** start of Data lines **
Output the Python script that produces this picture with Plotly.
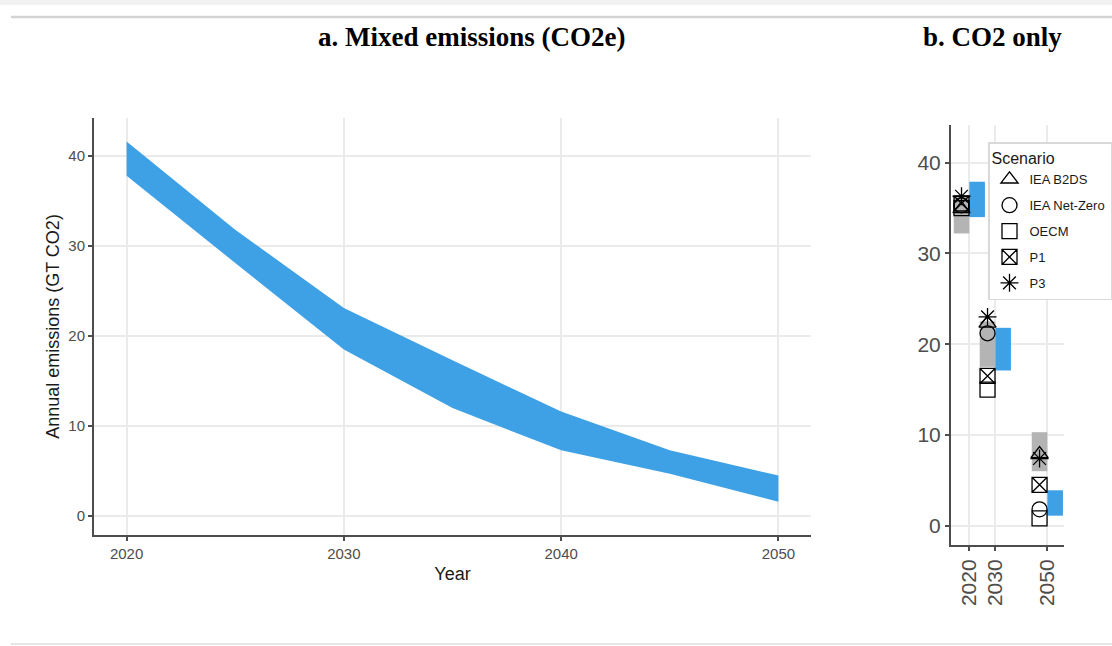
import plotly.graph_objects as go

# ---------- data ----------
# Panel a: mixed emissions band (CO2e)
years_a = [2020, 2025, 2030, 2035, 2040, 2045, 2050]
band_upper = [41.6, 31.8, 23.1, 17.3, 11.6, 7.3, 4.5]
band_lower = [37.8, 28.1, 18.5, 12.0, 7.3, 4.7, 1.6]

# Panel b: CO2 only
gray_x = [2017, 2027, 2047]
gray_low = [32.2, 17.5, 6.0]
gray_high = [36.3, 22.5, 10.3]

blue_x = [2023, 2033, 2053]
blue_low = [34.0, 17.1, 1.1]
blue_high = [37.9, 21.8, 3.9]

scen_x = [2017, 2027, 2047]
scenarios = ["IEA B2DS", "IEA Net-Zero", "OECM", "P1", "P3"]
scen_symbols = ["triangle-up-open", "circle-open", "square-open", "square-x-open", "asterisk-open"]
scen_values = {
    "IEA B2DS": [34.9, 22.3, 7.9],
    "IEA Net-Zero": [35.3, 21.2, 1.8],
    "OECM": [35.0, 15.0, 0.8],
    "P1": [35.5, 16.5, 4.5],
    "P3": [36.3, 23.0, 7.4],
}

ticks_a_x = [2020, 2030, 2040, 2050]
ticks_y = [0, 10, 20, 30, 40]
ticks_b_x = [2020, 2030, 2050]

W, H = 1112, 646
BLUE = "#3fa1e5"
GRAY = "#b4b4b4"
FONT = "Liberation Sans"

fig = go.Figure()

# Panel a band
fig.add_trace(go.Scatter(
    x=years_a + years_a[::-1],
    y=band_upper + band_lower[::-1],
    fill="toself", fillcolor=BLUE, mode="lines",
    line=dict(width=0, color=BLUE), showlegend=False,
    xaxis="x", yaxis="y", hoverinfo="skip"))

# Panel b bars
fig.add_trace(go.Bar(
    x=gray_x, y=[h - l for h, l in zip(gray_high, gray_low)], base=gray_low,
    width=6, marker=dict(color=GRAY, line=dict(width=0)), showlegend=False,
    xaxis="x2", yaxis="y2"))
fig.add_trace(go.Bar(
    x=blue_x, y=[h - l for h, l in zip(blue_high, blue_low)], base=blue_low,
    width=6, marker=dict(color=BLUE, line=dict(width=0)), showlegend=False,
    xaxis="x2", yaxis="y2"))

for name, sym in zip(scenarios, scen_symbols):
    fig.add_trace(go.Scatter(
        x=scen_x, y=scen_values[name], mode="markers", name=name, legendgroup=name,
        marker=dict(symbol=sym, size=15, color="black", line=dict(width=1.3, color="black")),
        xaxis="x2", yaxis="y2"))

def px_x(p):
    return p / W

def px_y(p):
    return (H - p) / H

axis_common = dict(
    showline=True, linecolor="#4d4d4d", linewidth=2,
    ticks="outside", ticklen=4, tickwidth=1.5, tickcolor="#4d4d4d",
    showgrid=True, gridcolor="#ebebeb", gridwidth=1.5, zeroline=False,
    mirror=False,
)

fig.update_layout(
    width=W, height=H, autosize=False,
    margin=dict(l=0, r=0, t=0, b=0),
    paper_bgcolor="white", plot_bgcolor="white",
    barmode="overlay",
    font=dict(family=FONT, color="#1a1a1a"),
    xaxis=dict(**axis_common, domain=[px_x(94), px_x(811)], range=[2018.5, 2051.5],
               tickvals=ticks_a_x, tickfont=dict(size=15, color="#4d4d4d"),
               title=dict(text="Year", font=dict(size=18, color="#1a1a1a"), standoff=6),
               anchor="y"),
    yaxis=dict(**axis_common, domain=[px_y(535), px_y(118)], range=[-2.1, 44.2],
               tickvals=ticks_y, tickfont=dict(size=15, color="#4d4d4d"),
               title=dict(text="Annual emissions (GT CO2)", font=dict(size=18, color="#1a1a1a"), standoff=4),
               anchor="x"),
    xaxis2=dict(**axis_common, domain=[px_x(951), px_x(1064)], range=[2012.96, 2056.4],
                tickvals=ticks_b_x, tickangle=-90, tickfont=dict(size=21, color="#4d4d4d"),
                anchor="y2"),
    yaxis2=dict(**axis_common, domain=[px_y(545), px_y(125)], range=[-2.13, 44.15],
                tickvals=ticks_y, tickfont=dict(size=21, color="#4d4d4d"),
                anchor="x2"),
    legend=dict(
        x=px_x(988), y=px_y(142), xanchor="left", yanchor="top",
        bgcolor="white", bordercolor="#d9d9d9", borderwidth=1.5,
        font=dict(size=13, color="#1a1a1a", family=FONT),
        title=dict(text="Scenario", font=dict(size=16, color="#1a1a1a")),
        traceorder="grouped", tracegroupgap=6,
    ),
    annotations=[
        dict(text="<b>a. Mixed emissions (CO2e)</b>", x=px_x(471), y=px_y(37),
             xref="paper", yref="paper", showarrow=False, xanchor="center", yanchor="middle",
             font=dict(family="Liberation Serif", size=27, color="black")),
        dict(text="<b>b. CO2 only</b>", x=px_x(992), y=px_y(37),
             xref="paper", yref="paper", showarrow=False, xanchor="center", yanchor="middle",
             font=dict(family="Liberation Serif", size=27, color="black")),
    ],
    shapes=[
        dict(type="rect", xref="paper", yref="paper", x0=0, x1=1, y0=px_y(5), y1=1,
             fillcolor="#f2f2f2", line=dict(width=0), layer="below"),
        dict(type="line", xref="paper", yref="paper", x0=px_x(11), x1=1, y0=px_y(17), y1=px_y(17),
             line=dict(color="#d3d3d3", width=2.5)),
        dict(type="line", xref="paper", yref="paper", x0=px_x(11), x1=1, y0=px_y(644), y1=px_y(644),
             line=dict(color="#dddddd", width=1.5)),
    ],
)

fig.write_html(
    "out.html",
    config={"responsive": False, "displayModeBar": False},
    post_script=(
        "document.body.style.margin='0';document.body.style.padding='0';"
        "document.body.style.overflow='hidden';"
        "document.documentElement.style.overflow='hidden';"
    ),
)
** end of Data lines **
§ **Short exercise**: From the opening line of the listing above through the line bearing "blue_high = [37.9, 21.8, 3.9]", repeat each line exactly. Drop every picture.

§ **The result**:
Output the Python script that produces this picture with Plotly.
import plotly.graph_objects as go

# ---------- data ----------
# Panel a: mixed emissions band (CO2e)
years_a = [2020, 2025, 2030, 2035, 2040, 2045, 2050]
band_upper = [41.6, 31.8, 23.1, 17.3, 11.6, 7.3, 4.5]
band_lower = [37.8, 28.1, 18.5, 12.0, 7.3, 4.7, 1.6]

# Panel b: CO2 only
gray_x = [2017, 2027, 2047]
gray_low = [32.2, 17.5, 6.0]
gray_high = [36.3, 22.5, 10.3]

blue_x = [2023, 2033, 2053]
blue_low = [34.0, 17.1, 1.1]
blue_high = [37.9, 21.8, 3.9]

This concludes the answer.